Soriano et al.'s [[7]](#7) biphasic modifications to the common VBGM, hereafter referred to as the biphasic VBGM (BVBGM), have been applied to a number of chondrichthyes within several age and growth studies. For instance, Acuna et al. [[8]](#8) made use of the BVBGM to model the growth of three pelagic sharks: *Lamna nasus*, *Isurus oxyrinchus*, *Prionace glauca*.

Soriano et al. [[7]](#7) proposed two continuous modifications to the common VBGM. For each, a new factor $A(t)$ is proposed:

$$
A(t) = 1 - \frac{h}{1 + (t - t_h)^2 }
$$

where $t_h$ is the age in which the phasic shift occurs; and $h$ is the magnitude of the maximum difference in length-at-age between the common VBGM and the BVBGM. For the purposes of this demonstration, we use form *A* of Soriano et al.'s [[7]](#7) BVBGM:

$$
L(t) = L_\infty A(t) (1 - e^{-k(t - t_0)})
$$

where $A(t)$ modifies $L_\infty$ as age increases.

## References

[1] Ricker, W. E. (1975). Computation and interpretation of biological statistics of fish populations. Fish. Res. Board Can. Bull., 191, 1-382.

[2] Beverton, R. J. H., & Holt, S. J. (1957). On the dynamics of exploited fish populations.

[3] Quince, C., Shuter, B. J., Abrams, P. A., & Lester, N. P. (2008). Biphasic growth in fish II: empirical assessment. Journal of Theoretical Biology, 254(2), 207-214.

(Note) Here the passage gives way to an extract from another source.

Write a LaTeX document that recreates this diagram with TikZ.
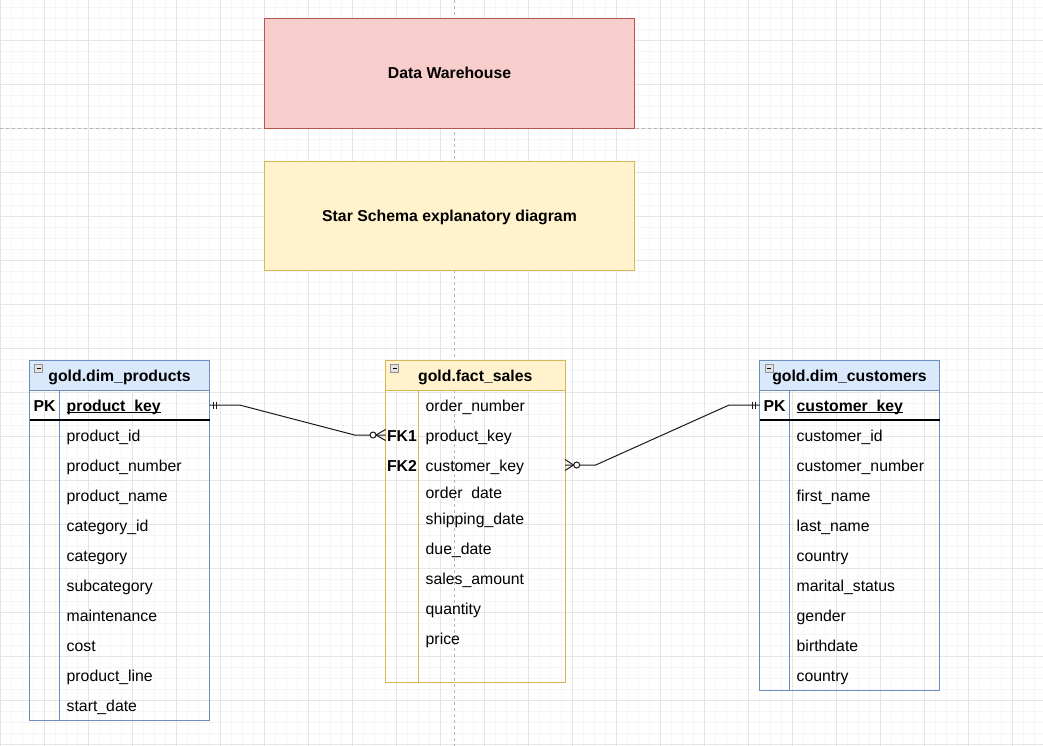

[4] Araya, M., & Cubillos, L. A. (2006). Evidence of two-phase growth in elasmobranchs. Environmental Biology of Fishes, 77, 293-300.

[5] Pardo, S. A., Cooper, A. B., & Dulvy, N. K. (2013). Avoiding fishy growth curves. Methods in Ecology and Evolution, 4(4), 353-360.

[6] Frisk, M. G., Miller, T. J., & Fogarty, M. J. (2001). Estimation and analysis of biological parameters in elasmobranch fishes: a comparative life history study. Canadian Journal of Fisheries and Aquatic Sciences, 58(5), 969-981.

[7] Soriano, M., Moreau, J., Hoenig, J. M., & Pauly, D. (1992). New functions for the analysis of two-phase growth of juvenile and adult fishes, with application to Nile perch. Transactions of the American Fisheries Society, 121(4), 486-493.

[8] Acuña, E., Cid, L., Pérez, E., Kong, I., Araya, M., Lamilla, J., ... & Barraza, O. (2001). Estudio biológico de tiburones (marrajo dentudo, azulejo y tiburón sardinero) en la zona norte y central de Chile. Informe final, Proyecto FIP, (2000-23), 112.